L’Italia è ultima in classifica nell’Ue per i tempi della giustizia civile, in particolare per l’ultimo grado di giudizio. A evidenziarlo è l’ultimo rapporto della Commissione europea sulla Giustizia, che si riferisce al 2019. In media, per il primo ci vogliono in media 531 giorni, per il secondo 791 e per il terzo 1302. A Malta, il penultimo Paese in classifica, per l’ultimo grado di giudizio occorrono in media 875 giorni. Per il primo grado di giudizio, solo la Grecia fa peggio dell’Italia, con 637 giorni.
In nostro Paese risulta inoltre ultima in Ue anche per il numero di processi civili pendenti, alla pari con l’Ungheria. Nel dettaglio, nel 2019 risultavano 3,7 processi pendenti ogni 100 abitanti. Nel 2018 erano 3,8 e nel 2012 addirittura 5,5. Segue l’Italia e l’Ungheria la Grecia che ne ha 2,9.
Il rapporto evidenzia anche che l’Italia risulta terzultima in Ue per i tempi di primo grado dei processi amministrativi del 2019. Ci vogliono in media 821 giorni per il primo grado di giudizio. Risultano più lenti solo Portogallo (846) e Malta (839). Si registra però un miglioramento rispetto agli anni 2018 e 2017 quando si superano gli 880 giorni per il primo grado.
L’Italia inoltre risulta quarta in Ue per numero di avvocati. Secondo i dati pubblicati nell’ultimo rapporto dalla Commissione europea sulla Giustizia nel 2019 i legali erano 392,6 per 100 mila abitanti. Di più solo a Cipro (474), Lussemburgo (465,4) e Grecia (396,3).
“I tempi di attesa per terminare un caso civile o commerciale (in Italia, ndr) è diminuito per il secondo e il terzo grado ma è leggermente aumentato per il primo grado” ma rimane ancora oggi “il più lungo per il terzo grado”, ha detto il commissario europeo alla Giustizia, Didier Reynders, in conferenza stampa. “Anche i processi amministrativi restano sopra la media”, ha aggiunto.
“Ho già avuto occasioni di discutere con il nuovo Governo italiano della riforma della giustizia, così come ne ho avute con il precedente Governo”, ha spiegato il commissario, e nonostante “alcuni segnali positivi rispetto al 2019, i procedimenti i civili e commerciali restano troppo lunghi”. Reynders segnala che “C’è stata una riduzione dell’arretrato in materia civile” e che ci sono stati dei “miglioramenti” sulla giustizia italiana con la digitalizzazione del sistema giudiziario” ma “rimane il problema delle risorse umane perché il numero di giudici resta uno dei più bassi tra gli Stati membri”.

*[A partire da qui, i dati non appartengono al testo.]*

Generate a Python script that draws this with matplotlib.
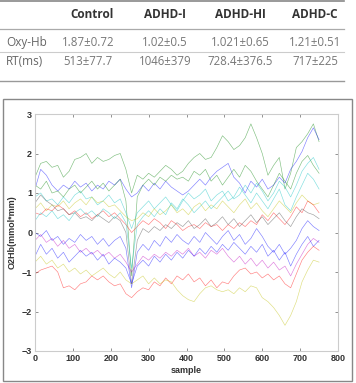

“La percezione dell’indipendenza della giustizia è aumentata tra le persone, ma è diminuita tra le aziende”, ha aggiunto il commissario. La giustizia italiana, per Reynders, “deve continuare a lavorare sulle risorse umane. Ho visto che ci sono delle proposte di separazione delle carriere tra magistrati giudicanti e requirenti, ma devono aumentare i numeri”.
Riguardo ai ddl di riforma della giustizia italiana oggi in discussione in Parlamento, Reynders ha detto che “sul modo di organizzare il Consiglio superiore della magistratura è molto importante verificare che la riforma vada nella stessa direzione degli standard fissati dal Consiglio d’Europa” e “dico all’Italia, così come agli altri Paesi, che è importante lavorare con la Commissione di Venezia su questi temi”. “Per fare un esempio, nella composizione del Consiglio superiore della magistratura ci deve essere una maggioranza di (giudici, ndr) eletti dai loro colleghi”, ha precisato.
Il commissario ha poi ricordato gli obiettivi sulla giustizia contenuti nel Recovery Fund. “Nel piano italiano di ripresa e resilienza ci sono alcune riforme e investimenti che vanno nella direzione” auspicata dalle raccomandazioni Ue in materia di giustizia, e “noi monitoreremo l’evoluzione sull’impegno italiano di ridurre, nei prossimi cinque anni, i tempi del 40% nei processi civili e del 25% nei processi penali”, ha detto Reynders. Accorciare i tempi della giustizia, ha aggiunto, avrà “un effetto positivo sull’economia e sull’attrazione di investimenti esteri”.